Today, the forecast predicts a river level of about 31.1 feet. That will still leave enough water around the green willows to catch fish. The old dead stumps and willow logs will not be visible from the surface until we see a level below 28 feet. That level is coming soon.

If the forecast holds up, we should see a river stage on Monday of 29.8 feet, Tuesday 28.3 feet and Wednesday a level of 27.1 feet at Natchez and Vidalia.

If the predictions are correct, the fall should slow down on Thursday. I have yet to hear a decent report from the white perch fishermen and ladies, but that does not mean the perch are not biting.

Most veteran white perch fishermen are a very quiet group when they are catching and, of course, I am the last person you want to tell where and how you are catching fish if you don’t want others to know.

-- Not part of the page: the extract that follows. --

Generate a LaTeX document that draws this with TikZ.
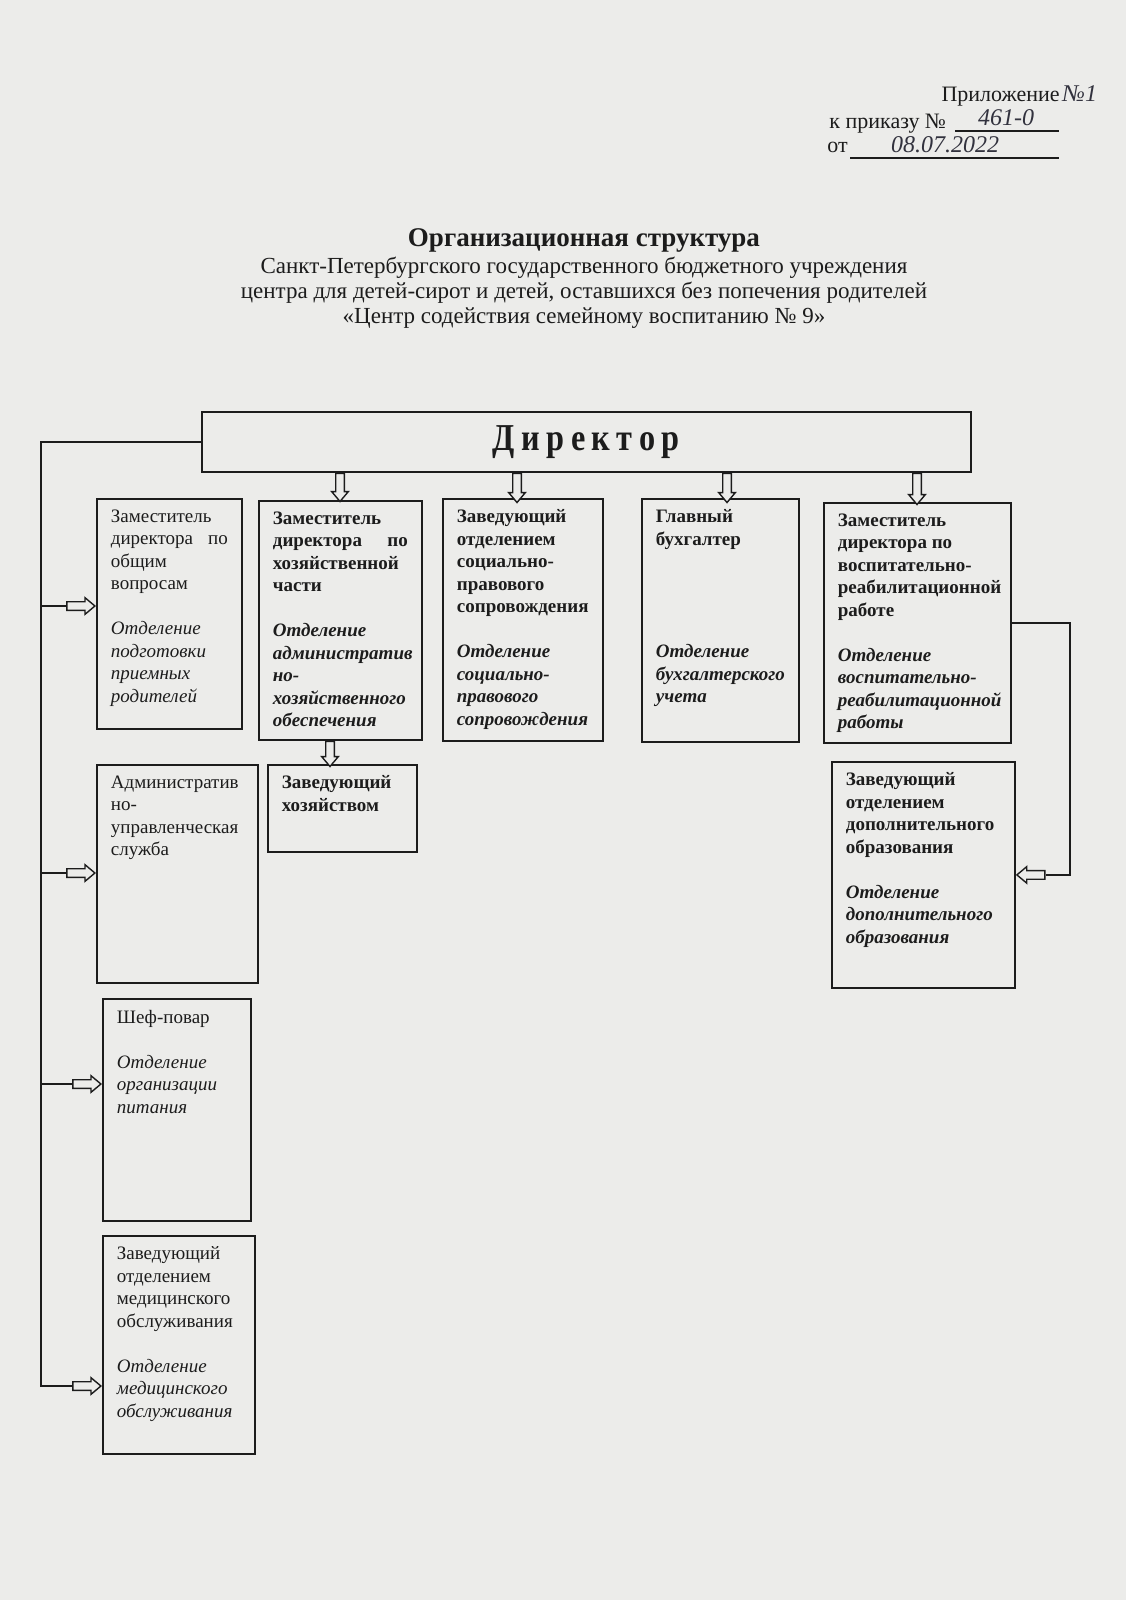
\documentclass[tikz,border=0pt]{standalone}
\usepackage{fontspec}
\setmainfont{Liberation Serif}
\usetikzlibrary{shapes.arrows,calc}
\definecolor{paper}{RGB}{236,236,234}
\definecolor{ink}{RGB}{28,28,28}
\definecolor{pen}{RGB}{50,50,62}
\newcommand\orgbx[7]{%
  \pgfmathsetmacro\bxw{(#4-#2)*0.5-14}%
  \pgfmathsetmacro\bxh{(#5-#3)*0.5-11}%
  \node[orgbox,#6] (#1) at (#2,#3) {\parbox[t][\bxh pt][t]{\bxw pt}{#7}};%
}
\tikzset{
  orgbox/.style={draw=ink, line width=0.9pt, anchor=north west, inner xsep=7pt, inner ysep=5.5pt, text=ink, font=\fontsize{9.5}{11.25}\selectfont},
  bd/.style={font=\fontsize{9.5}{11.25}\selectfont\bfseries},
  barrow/.style={single arrow, draw=ink, fill=paper, line width=0.7pt, inner sep=1.8pt, minimum width=0pt, single arrow head extend=2pt, single arrow tip angle=80},
  conn/.style={draw=ink, line width=0.9pt},
  hdr/.style={text=ink, font=\fontsize{11}{13}\selectfont},
  hand/.style={text=pen, font=\fontsize{12}{14}\selectfont\itshape},
  ttl/.style={text=ink, anchor=base, font=\fontsize{11.5}{13}\selectfont}
}
\begin{document}
\begin{tikzpicture}[x=0.5pt,y=-0.5pt]
\useasboundingbox[fill=paper] (0,0) rectangle (1126,1600);
% header
\node[hdr, anchor=base east, inner sep=0] (pril) at (1060,102) {Приложение};
\node[hand, anchor=base west, inner sep=1pt] (n1) at (pril.base east) {№1};
\node[hdr, anchor=base west, inner sep=0] (prk) at (829,128) {к приказу №};
\draw[conn, line width=0.6pt] (955,131) -- (1059,131);
\node[hand, anchor=base] (num) at (1006,126) {461-0};
\node[hdr, anchor=base west, inner sep=0] (ot) at (827,153) {от};
\draw[conn, line width=0.6pt] (850,158) -- (1059,158);
\node[hand, anchor=base] (date) at (945,152) {08.07.2022};
% title
\node[ttl, font=\fontsize{13.5}{16}\selectfont\bfseries] (t0) at (584,246) {Организационная структура};
\node[ttl] (t1) at (584,273) {Санкт-Петербургского государственного бюджетного учреждения};
\node[ttl] (t2) at (584,298) {центра для детей-сирот и детей, оставшихся без попечения родителей};
\node[ttl] (t3) at (584,323) {«Центр содействия семейному воспитанию № 9»};
% director
\node[draw=ink, line width=0.9pt, anchor=north west, minimum width=384.5pt, minimum height=30pt, inner sep=0, text=ink, font=\fontsize{19}{22}\selectfont\bfseries] (dir) at (201,411) {\scalebox{0.85}[1]{Д\hspace{0.2em}и\hspace{0.2em}р\hspace{0.2em}е\hspace{0.2em}к\hspace{0.2em}т\hspace{0.2em}о\hspace{0.2em}р}};
% boxes
\orgbx{b1}{96}{498}{241}{728}{}{Заместитель\\ директора\hfill по\\ общим\\ вопросам\\[\baselineskip] {\itshape Отделение\\ подготовки\\ приемных\\ родителей}}
\orgbx{b2}{258}{500}{421}{739}{bd}{Заместитель\\ директора\hfill по\\ хозяйственной\\ части\\[\baselineskip] {\itshape Отделение\\ административ\\ но-\\ хозяйственного\\ обеспечения}}
\orgbx{b3}{442}{498}{602}{740}{bd}{Заведующий\\ отделением\\ социально-\\ правового\\ сопровождения\\[\baselineskip] {\itshape Отделение\\ социально-\\ правового\\ сопровождения}}
\orgbx{b4}{641}{498}{798}{741}{bd}{Главный\\ бухгалтер\\[4\baselineskip] {\itshape Отделение\\ бухгалтерского\\ учета}}
\orgbx{b5}{823}{502}{1010}{742}{bd}{Заместитель\\ директора по\\ воспитательно-\\ реабилитационной\\ работе\\[\baselineskip] {\itshape Отделение\\ воспитательно-\\ реабилитационной\\ работы}}
\orgbx{b6}{267}{764}{416}{851}{bd}{Заведующий\\ хозяйством}
\orgbx{b7}{96}{764}{257}{982}{}{Административ\\ но-\\ управленческая\\ служба}
\orgbx{b8}{102}{998}{250}{1220}{}{Шеф-повар\\[\baselineskip] {\itshape Отделение\\ организации\\ питания}}
\orgbx{b9}{102}{1235}{254}{1453}{}{Заведующий\\ отделением\\ медицинского\\ обслуживания\\[\baselineskip] {\itshape Отделение\\ медицинского\\ обслуживания}}
\orgbx{b10}{831}{761}{1014}{987}{bd}{Заведующий\\ отделением\\ дополнительного\\ образования\\[\baselineskip] {\itshape Отделение\\ дополнительного\\ образования}}
% x / y guide coordinates
\coordinate (xa2) at (340,0);
\coordinate (xa3) at (517,0);
\coordinate (xa4) at (727,0);
\coordinate (xa5) at (917,0);
\coordinate (xa6) at (330,0);
\coordinate (Lx) at (41,0);
\coordinate (Rx) at (1070,0);
\coordinate (y1) at (0,606);
\coordinate (y7) at (0,873);
\coordinate (y8) at (0,1084);
\coordinate (y9) at (0,1386);
% down arrows from director
\node[barrow, shape border rotate=270, minimum height=14pt, anchor=tail] (a2) at (xa2 |- dir.south) {};
\node[barrow, shape border rotate=270, minimum height=14.5pt, anchor=tail] (a3) at (xa3 |- dir.south) {};
\node[barrow, shape border rotate=270, minimum height=14.5pt, anchor=tail] (a4) at (xa4 |- dir.south) {};
\node[barrow, shape border rotate=270, minimum height=15.5pt, anchor=tail] (a5) at (xa5 |- dir.south) {};
\node[barrow, shape border rotate=270, minimum height=12.5pt, anchor=tail] (a6) at (xa6 |- b2.south) {};
% left branch arrows
\node[barrow, minimum height=14pt, anchor=tip] (l1) at (b1.west |- y1) {};
\node[barrow, minimum height=14pt, anchor=tip] (l7) at (b7.west |- y7) {};
\node[barrow, minimum height=14pt, anchor=tip] (l8) at (b8.west |- y8) {};
\node[barrow, minimum height=14pt, anchor=tip] (l9) at (b9.west |- y9) {};
\draw[conn] (dir.west) -| (Lx |- l9.tail) -- (l9.tail);
\draw[conn] (Lx |- l1.tail) -- (l1.tail);
\draw[conn] (Lx |- l7.tail) -- (l7.tail);
\draw[conn] (Lx |- l8.tail) -- (l8.tail);
% right connector
\node[barrow, shape border rotate=180, minimum height=14pt, anchor=tip] (r10) at (b10.east) {};
\draw[conn] (b5.east) -| (Rx |- r10.tail) -- (r10.tail);
\end{tikzpicture}
\end{document}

I like to share information, promote fishing and help people have a good time on the water. Most of everyone does, but you do have some that don’t talk much when their catching yet ask a lot of questions when they are fishing and not catching.

On the last fall, the white perch were a bit difficult to locate. Some good friends found the perch when the river stage was around 27 feet down to about 24 feet. Those perch were suspended 12 feet down over deeper water.

Of course, you really need a good sonar unit to find the suspended white perch. If you see the shad bunched up real tight on your sonar which will look like a ball, something is feeding on those shad. If the shad are scattered that usually means nothing is feeding on them.

Keep a close watch on your sonar unit for vertical lines that are not connected to the bottom of the lake.

For whatever reason, white perch stack on top of each other when bunched up, and that’s why you see all those vertical lines offshore on the Old Rivers.

A near vertical line moving almost diagonally across your sonar screen is usually a big gar. The gar will move a lot. They will be deep and move toward the surface in a diagonal direction creating the readings described.

As far as largemouth bass and sonar, we more or less look for cover and not actually fish signals. Bass tend to be structure oriented.

When fish are holding so tight to underwater cover, it is very difficult to see individual fish on sonar.

I use buoy markers a lot on the Old Rivers. Locate a brush pile and drop a marker off to the side and move on and locate a few more. Then turn around and fish those brush piles.

Sometimes you will catch, and sometimes you will just fish.